When his speed was 19, the
resistance was a twenty-seventh of the combined weight of him and his parachute. So, when 𝑣 is 19, 𝑅 is one
twenty-seventh times 𝑤. So, we can say that one
twenty-seventh times 𝑤 is 𝑘 times 19 cubed. This means 𝑘 is a twenty-seventh
𝑤 divided by 19 cubed. Now, that’s equivalent to saying 𝑤
over 27 times 19 cubed. Now, we’re not going to work this
out and we’ll see why in a moment. We can, therefore, substitute this
back into our earlier equation and say 𝑅 is 𝑤𝑣 cubed over 27 times 19 cubed.

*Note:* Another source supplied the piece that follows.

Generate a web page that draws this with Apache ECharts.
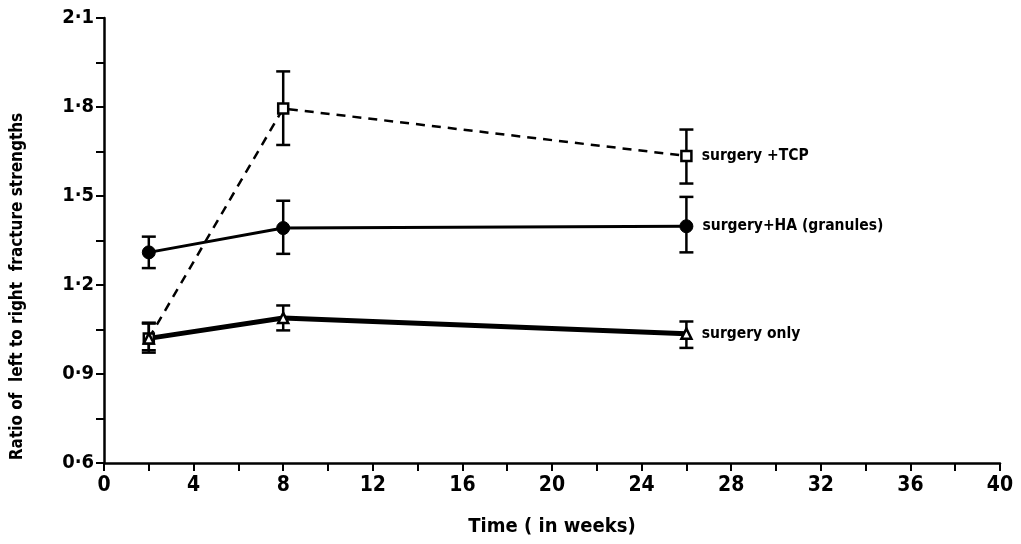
<!DOCTYPE html>
<html><head><meta charset="utf-8">
<script src="https://cdn.jsdelivr.net/npm/echarts@6/dist/echarts.min.js"></script>
<style>html,body{margin:0;padding:0;background:#fff}#c{width:1021px;height:544px}</style>
</head><body><div id="c"></div>
<script>
const weeks = [2, 8, 26];
const tcpMean = [1.02, 1.795, 1.635];
const tcpLow  = [0.98, 1.672, 1.542];
const tcpHigh = [1.07, 1.92, 1.724];
const haMean = [1.31, 1.392, 1.398];
const haLow  = [1.257, 1.305, 1.31];
const haHigh = [1.363, 1.484, 1.497];
const onlyMean = [1.02, 1.089, 1.036];
const onlyLow  = [0.972, 1.047, 0.988];
const onlyHigh = [1.073, 1.131, 1.077];
const seriesNames = ['surgery +TCP', 'surgery+HA (granules)', 'surgery only'];

const FONT = '"DejaVu Sans Condensed", "DejaVu Sans", sans-serif';
const chart = echarts.init(document.getElementById('c'));

function errSeries(low, high) {
  return {
    type: 'custom', z: 3,
    data: weeks.map((w, i) => [w, low[i], high[i]]),
    renderItem: function (params, api) {
      const lo = api.coord([api.value(0), api.value(1)]);
      const hi = api.coord([api.value(0), api.value(2)]);
      const hw = 7;
      const st = {stroke: '#000', lineWidth: 2.5};
      return {type: 'group', children: [
        {type: 'line', shape: {x1: lo[0], y1: lo[1], x2: hi[0], y2: hi[1]}, style: st},
        {type: 'line', shape: {x1: lo[0]-hw, y1: lo[1], x2: lo[0]+hw, y2: lo[1]}, style: st},
        {type: 'line', shape: {x1: hi[0]-hw, y1: hi[1], x2: hi[0]+hw, y2: hi[1]}, style: st}
      ]};
    }
  };
}
function pts(mean, name) {
  return weeks.map((w, i) => {
    const d = {value: [w, mean[i]]};
    if (i === weeks.length - 1) {
      d.label = {show: true, position: 'right', distance: 9, formatter: name,
        color: '#000', fontFamily: FONT, fontWeight: 'bold', fontSize: 15.5};
    }
    return d;
  });
}

chart.setOption({
  animation: false,
  backgroundColor: '#fff',
  grid: {left: 104, right: 21, top: 18, bottom: 81, outerBoundsMode: 'none', containLabel: false},
  xAxis: {
    type: 'value', min: 0, max: 40, interval: 4,
    name: 'Time ( in weeks)', nameLocation: 'middle', nameGap: 54,
    nameTextStyle: {color: '#000', fontFamily: FONT, fontWeight: 'bold', fontSize: 20},
    axisLine: {lineStyle: {color: '#000', width: 2.5}},
    axisTick: {inside: false, length: 8, lineStyle: {color: '#000', width: 2}},
    minorTick: {show: true, splitNumber: 2, length: 8, lineStyle: {color: '#000', width: 2}},
    axisLabel: {color: '#000', fontFamily: FONT, fontWeight: 'bold', fontSize: 21, margin: 12},
    splitLine: {show: false}
  },
  yAxis: {
    type: 'value', min: 0.6, max: 2.1, interval: 0.3,
    name: 'Ratio of  left to right  fracture strengths', nameLocation: 'middle', nameGap: 78,
    nameRotate: 90,
    nameTextStyle: {color: '#000', fontFamily: FONT, fontWeight: 'bold', fontSize: 17,
      padding: [0, 92, 0, 0]},
    axisLine: {show: true, lineStyle: {color: '#000', width: 2.5}},
    axisTick: {show: true, inside: false, length: 8, lineStyle: {color: '#000', width: 2}},
    minorTick: {show: true, splitNumber: 2, length: 8, lineStyle: {color: '#000', width: 2}},
    axisLabel: {color: '#000', fontFamily: FONT, fontWeight: 'bold', fontSize: 20, margin: 10,
      formatter: v => v.toFixed(1).replace('.', '·')},
    splitLine: {show: false}
  },
  series: [
    {name: seriesNames[0], type: 'line', z: 4, data: pts(tcpMean, seriesNames[0]),
     symbol: 'rect', symbolSize: 10,
     itemStyle: {color: '#fff', borderColor: '#000', borderWidth: 2.5},
     lineStyle: {color: '#000', width: 2.5, type: [9, 7]}},
    {name: seriesNames[1], type: 'line', z: 4, data: pts(haMean, seriesNames[1]),
     symbol: 'circle', symbolSize: 13,
     itemStyle: {color: '#000', borderColor: '#000', borderWidth: 1},
     lineStyle: {color: '#000', width: 3}},
    {name: seriesNames[2], type: 'line', z: 4, data: pts(onlyMean, seriesNames[2]),
     symbol: 'triangle', symbolSize: 10,
     itemStyle: {color: '#fff', borderColor: '#000', borderWidth: 2.5},
     lineStyle: {color: '#000', width: 5}},
    errSeries(tcpLow, tcpHigh),
    errSeries(haLow, haHigh),
    errSeries(onlyLow, onlyHigh)
  ]
});
</script></body></html>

Now, we’re told that at some point
the soldier reaches a maximum speed. At this point, the speed will
remain unchanged. Now, for the velocity to remain
uniform, Newton’s first law of motion says that the sum of all of the forces in this
direction must be equal to zero. Now, let’s take downwards to be the
positive direction. We can say that the weight minus
the reaction force is the sum of these forces. So, 𝑤 minus 𝑅 is equal to
zero. Then, adding 𝑅 to both sides, we
get 𝑤 is equal to 𝑅.

But let’s replace 𝑅 with the
earlier expression in terms of 𝑤 and 𝑣. And since 𝑤 is not equal to zero,
we’re able to divide both sides of this equation by 𝑤. So, one is 𝑣 cubed over 27 times
19 cubed. We’re then going to multiply both
sides by 27 times 19 cubed. And finally, we’re going to find
the cube root of both sides. The cube root of 27 is three, and
the cube root of 19 cubed is 19. So, we find three times 19 is equal
to 𝑣, but three times 19 is 57. So, 𝑣 is equal to 57 and that’s
kilometers per hour.

Let’s recap the key points from
this lesson. In this video, we saw that we’re
able to consider bodies as points with no size or rotation. And this means we can ignore
extraneous factors such as friction or air resistance. Newton’s first law states that if
there’s no net force, essentially the forces acting on the body cancel one another
out, the object will maintain a constant velocity. Now, of course, if that velocity is
zero, then the object must remain at rest. In this case, we say that the
system of forces are in equilibrium; their sum is equal to zero. Finally, we saw that when we’re
working with forces acting in a direction other than horizontal or vertical, we can
use right-angled trigonometry to break them down into the components we require.